Entertainment has always been synonymous with exploitation - and obviously that is both right and proper. The Victorian era, which was notoriously miserable and bleak for the vast proportion of the populace, would quickly have become intolerable without those many and varied public distractions involving the physically different, from Lentini the Three-legged wonderman to the great John Merrick himself.

Times have changed since then, but fortunately for us, not very much.

The freak show is currently undergoing something of a renaissance in the UK, thanks to a commendable lack of imagination in televised programming. Needless to say, it's proving just as popular this time around.

It is no surprise that most people today feel uncomfortable with the notion of treating human beings as zoo animals. As a result our freaks are made more palatable by being dramatised or contextualised to suit our needs. The nation prefers the exploitation of some oddity of character rather than form.

When BBC 2 broadcasts a programme about shoplifters, we allow ourselves to believe that there is some genuine sociological value in trawling through the splintered lives of these misbegotten souls. Patently there isn't, but the sweetly graphic illustration of an existence so woefully mismanaged is a fine salve for our own bruised spirits.

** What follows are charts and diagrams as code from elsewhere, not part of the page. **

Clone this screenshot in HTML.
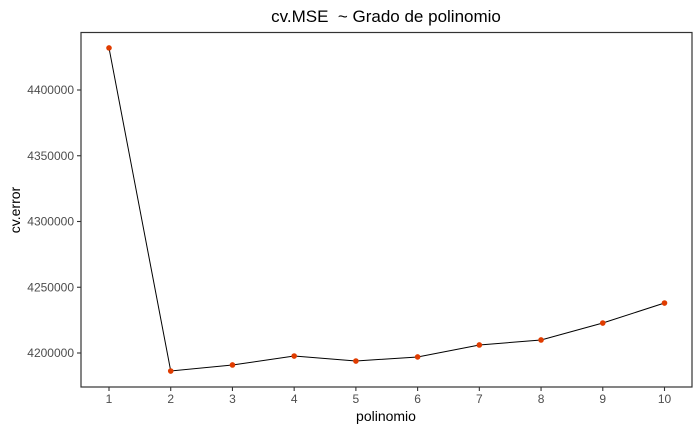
<!DOCTYPE html>
<html><head><meta charset="utf-8"><style>
body{margin:0;background:#fff;}
svg text{font-family:"Liberation Sans",Arial,sans-serif;}
</style></head><body>
<svg width="700" height="432" xmlns="http://www.w3.org/2000/svg">
<rect width="700" height="432" fill="#fff"/>
<text x="386" y="22" text-anchor="middle" font-size="17" fill="#000">cv.MSE&#160; ~ Grado de polinomio</text>
<rect x="81" y="32.5" width="611" height="354.5" fill="none" stroke="#333" stroke-width="1.2"/>
<g id="yaxis"></g>
<g id="xaxis"></g>
<g id="marks"></g>
<text x="386" y="421" text-anchor="middle" font-size="14" fill="#000">polinomio</text>
<text transform="translate(20,210) rotate(-90)" text-anchor="middle" font-size="14" fill="#000">cv.error</text>
</svg>
<script>
const categories=[1,2,3,4,5,6,7,8,9,10];
const cvError=[4432000,4186300,4190900,4197700,4193900,4197000,4206100,4209900,4222800,4238000];
const yTicks=[4200000,4250000,4300000,4350000,4400000];
const NS="http://www.w3.org/2000/svg";
function xs(v){return 109+(v-1)*(664.5-109)/9;}
function ys(v){return 353-(v-4200000)*(263/200000);}
function mk(t,a,p){const e=document.createElementNS(NS,t);for(const k in a)e.setAttribute(k,a[k]);p.appendChild(e);return e;}
const ya=document.getElementById('yaxis'),xa=document.getElementById('xaxis'),m=document.getElementById('marks');
yTicks.forEach(v=>{
 const l=mk('line',{x1:77,x2:81,y1:ys(v),y2:ys(v),stroke:'#333','stroke-width':1.1},ya);
 
 
 const t=mk('text',{x:74,y:ys(v)+4,'text-anchor':'end','font-size':12,fill:'#4d4d4d'},ya);
 t.textContent=v;
 
 
});
categories.forEach(c=>{
 const l=mk('line',{x1:xs(c),x2:xs(c),y1:387,y2:391,stroke:'#333','stroke-width':1.1},xa);
 
 
 const t=mk('text',{x:xs(c),y:403,'text-anchor':'middle','font-size':12,fill:'#4d4d4d'},xa);
 t.textContent=c;
 
 
});
const pts=categories.map((c,i)=>xs(c)+','+ys(cvError[i])).join(' ');
const pl=mk('polyline',{points:pts,fill:'none',stroke:'#000','stroke-width':1},m);


categories.forEach((c,i)=>{
 const p=mk('circle',{cx:xs(c),cy:ys(cvError[i]),r:2.8,fill:'#e03c00'},m);
 
 
});
</script>
</body></html>
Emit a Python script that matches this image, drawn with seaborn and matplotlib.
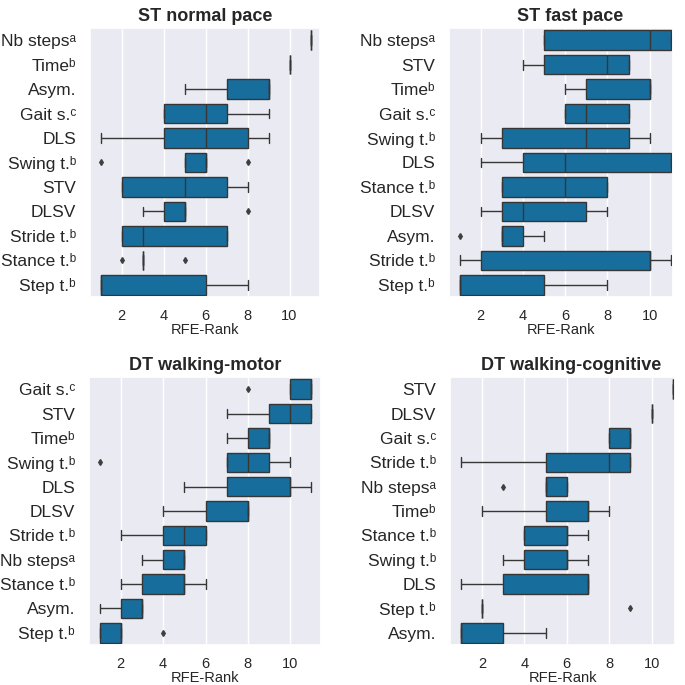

Perhaps the most popular ruse in the programmers arsenal (they love a ruse!) is simply to employ some hapless dope with a genuine love of their topic, then stand back and watch as they prance and whelp with delight while sifting through the pointless minutiae of their chosen field. This must be so, how else would a show like 'Time Team' ever get made? One can scarcely imagine that there is a significant demographic out there with a consuming interest in the slow, laborious exhumation of some plague victims turds or crockery. But that look of exultation in the eyes of Tony Robinson, or any one of his hirsute cohorts, emerging from some rain sodden pit, brandishing a lump of filth apparently rich in history, thats what reels 'em in. Naturally the same applies to anything involving Bill Oddie.

Undoubtedly, the man who rules this genre is that mullet-toting, crocodile-worrier, himself, Steve Irwin.

As Irwin lies nostril deep in the muck and stale of Africa's fauna, eyes aghast at the sight of a crocodile ripping chunks of flesh from the bloated corpse of a hippo he turns to the camera and honestly states: 'this is the greatest moment of my life'. You could almost hear the muted whooping of his delighted wife.

Irwin has made it a life mission to hunt down and antagonise all of the world deadliest creatures. His patent brand of on-screen lunacy has proved so successful that it is now spawning it's own imitators. The most significant pretender to the throne is fellow snake goader/ impersonator, Mark O'Shea (of 'O'Shea's Dangerous Reptiles' fame), whose televisional bunglings are very reminiscent of the early Irwin work.

It's too soon to tell whether O'Shea will fulfill the promise of his alarming televisual debut, but one thing is for certain, there'll be no shortage freakery on our screens for some time come.